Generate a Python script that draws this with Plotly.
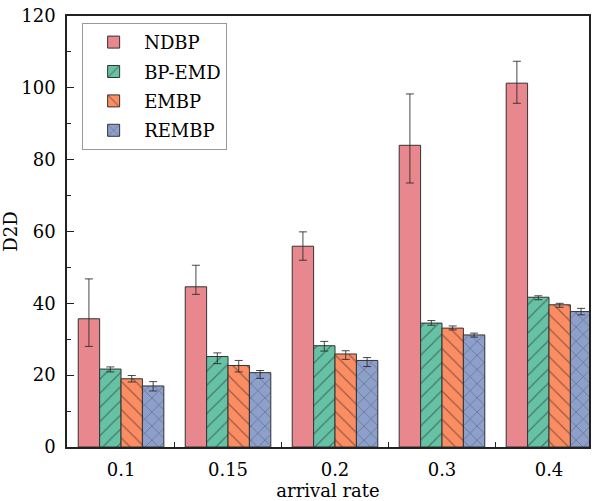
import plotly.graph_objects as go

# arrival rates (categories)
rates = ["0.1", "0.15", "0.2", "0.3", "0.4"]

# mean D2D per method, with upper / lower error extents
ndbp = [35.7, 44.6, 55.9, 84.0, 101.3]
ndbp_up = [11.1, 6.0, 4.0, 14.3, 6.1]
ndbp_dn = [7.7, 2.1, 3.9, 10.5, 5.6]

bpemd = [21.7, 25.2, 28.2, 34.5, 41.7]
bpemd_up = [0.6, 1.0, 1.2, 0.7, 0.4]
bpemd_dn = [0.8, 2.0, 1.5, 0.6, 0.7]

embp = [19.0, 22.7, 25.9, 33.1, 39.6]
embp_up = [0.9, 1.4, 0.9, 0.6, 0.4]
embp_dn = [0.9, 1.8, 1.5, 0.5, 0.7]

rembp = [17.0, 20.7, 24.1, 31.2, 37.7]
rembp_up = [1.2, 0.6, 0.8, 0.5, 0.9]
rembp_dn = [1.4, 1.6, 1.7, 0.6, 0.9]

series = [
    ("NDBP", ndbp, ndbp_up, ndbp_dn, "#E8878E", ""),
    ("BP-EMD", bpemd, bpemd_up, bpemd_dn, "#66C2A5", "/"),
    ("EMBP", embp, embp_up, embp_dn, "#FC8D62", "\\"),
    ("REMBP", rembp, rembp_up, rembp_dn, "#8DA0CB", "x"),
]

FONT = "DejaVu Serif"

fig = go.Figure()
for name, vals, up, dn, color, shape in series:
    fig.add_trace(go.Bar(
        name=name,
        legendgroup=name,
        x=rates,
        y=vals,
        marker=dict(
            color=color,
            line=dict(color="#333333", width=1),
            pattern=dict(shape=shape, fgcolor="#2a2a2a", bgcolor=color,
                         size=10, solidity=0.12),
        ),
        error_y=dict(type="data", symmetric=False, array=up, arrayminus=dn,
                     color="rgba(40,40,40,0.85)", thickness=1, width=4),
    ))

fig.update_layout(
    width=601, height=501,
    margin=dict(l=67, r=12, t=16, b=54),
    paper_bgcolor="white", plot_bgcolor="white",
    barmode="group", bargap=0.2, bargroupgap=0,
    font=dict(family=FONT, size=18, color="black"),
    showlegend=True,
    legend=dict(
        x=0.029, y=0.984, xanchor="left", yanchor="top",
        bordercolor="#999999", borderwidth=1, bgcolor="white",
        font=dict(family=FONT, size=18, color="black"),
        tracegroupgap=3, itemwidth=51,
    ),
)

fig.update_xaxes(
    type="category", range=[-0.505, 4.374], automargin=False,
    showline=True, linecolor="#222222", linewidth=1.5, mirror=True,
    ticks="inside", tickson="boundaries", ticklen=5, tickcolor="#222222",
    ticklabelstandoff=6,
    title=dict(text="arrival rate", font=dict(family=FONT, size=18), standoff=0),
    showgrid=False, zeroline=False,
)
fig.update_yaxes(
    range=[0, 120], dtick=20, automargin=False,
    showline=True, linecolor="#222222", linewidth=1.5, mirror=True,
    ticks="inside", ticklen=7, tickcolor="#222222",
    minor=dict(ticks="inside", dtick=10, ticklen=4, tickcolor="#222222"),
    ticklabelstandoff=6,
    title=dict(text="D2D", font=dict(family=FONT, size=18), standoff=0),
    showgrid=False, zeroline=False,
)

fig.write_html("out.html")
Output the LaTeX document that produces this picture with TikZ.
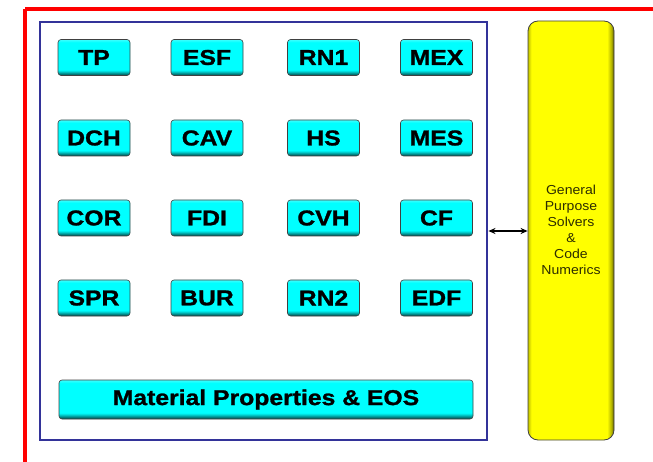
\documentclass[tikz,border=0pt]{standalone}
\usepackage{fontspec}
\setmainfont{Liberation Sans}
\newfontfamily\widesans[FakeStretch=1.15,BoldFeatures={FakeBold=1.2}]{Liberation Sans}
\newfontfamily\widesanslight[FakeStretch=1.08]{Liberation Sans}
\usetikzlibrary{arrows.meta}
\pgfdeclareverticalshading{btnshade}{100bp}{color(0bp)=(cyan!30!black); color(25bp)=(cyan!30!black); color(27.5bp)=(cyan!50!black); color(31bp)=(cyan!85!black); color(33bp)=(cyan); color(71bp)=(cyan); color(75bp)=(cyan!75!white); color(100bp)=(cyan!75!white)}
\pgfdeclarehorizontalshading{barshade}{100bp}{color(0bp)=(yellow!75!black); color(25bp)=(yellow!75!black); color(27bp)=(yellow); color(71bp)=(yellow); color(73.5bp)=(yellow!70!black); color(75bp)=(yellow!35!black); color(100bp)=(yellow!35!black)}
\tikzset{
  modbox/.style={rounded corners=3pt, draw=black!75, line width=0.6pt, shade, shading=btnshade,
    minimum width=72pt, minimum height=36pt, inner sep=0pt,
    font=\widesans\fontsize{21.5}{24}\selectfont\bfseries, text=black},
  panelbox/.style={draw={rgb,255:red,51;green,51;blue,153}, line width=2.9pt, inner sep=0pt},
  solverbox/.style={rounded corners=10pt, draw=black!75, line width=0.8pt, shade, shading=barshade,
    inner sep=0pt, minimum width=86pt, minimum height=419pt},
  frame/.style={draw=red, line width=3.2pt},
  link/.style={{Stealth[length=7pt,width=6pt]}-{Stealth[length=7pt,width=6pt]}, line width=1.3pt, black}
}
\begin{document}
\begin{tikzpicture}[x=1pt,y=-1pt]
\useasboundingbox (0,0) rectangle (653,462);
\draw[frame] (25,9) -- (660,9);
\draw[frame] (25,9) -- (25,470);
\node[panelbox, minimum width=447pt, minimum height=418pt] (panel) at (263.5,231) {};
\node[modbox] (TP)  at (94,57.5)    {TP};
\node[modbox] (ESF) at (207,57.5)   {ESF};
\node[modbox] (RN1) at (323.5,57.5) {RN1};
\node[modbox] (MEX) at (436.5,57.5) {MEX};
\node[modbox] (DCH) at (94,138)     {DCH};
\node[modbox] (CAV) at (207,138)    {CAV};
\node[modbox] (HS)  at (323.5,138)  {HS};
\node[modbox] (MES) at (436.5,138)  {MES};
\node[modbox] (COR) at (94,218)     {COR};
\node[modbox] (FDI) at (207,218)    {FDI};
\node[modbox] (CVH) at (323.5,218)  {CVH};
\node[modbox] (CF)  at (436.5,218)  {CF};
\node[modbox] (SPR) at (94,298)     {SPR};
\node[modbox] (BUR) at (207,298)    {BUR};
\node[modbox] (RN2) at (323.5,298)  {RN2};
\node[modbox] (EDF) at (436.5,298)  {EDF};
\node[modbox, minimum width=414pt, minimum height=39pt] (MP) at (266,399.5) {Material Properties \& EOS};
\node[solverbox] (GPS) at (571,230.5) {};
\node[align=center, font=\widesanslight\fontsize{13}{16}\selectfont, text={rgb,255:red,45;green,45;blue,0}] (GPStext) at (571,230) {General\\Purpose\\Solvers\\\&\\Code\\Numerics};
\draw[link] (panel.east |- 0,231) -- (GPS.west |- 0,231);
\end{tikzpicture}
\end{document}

--*--

» SHORT TASK: Pictures are excluded: retype only the lines from the beginning of the listing above through the line with "ndbp_dn = [7.7, 2.1, 3.9, 10.5, 5.6]", both included.

» ANSWER TO THIS PROBLEM:
Generate a Python script that draws this with Plotly.
import plotly.graph_objects as go

# arrival rates (categories)
rates = ["0.1", "0.15", "0.2", "0.3", "0.4"]

# mean D2D per method, with upper / lower error extents
ndbp = [35.7, 44.6, 55.9, 84.0, 101.3]
ndbp_up = [11.1, 6.0, 4.0, 14.3, 6.1]
ndbp_dn = [7.7, 2.1, 3.9, 10.5, 5.6]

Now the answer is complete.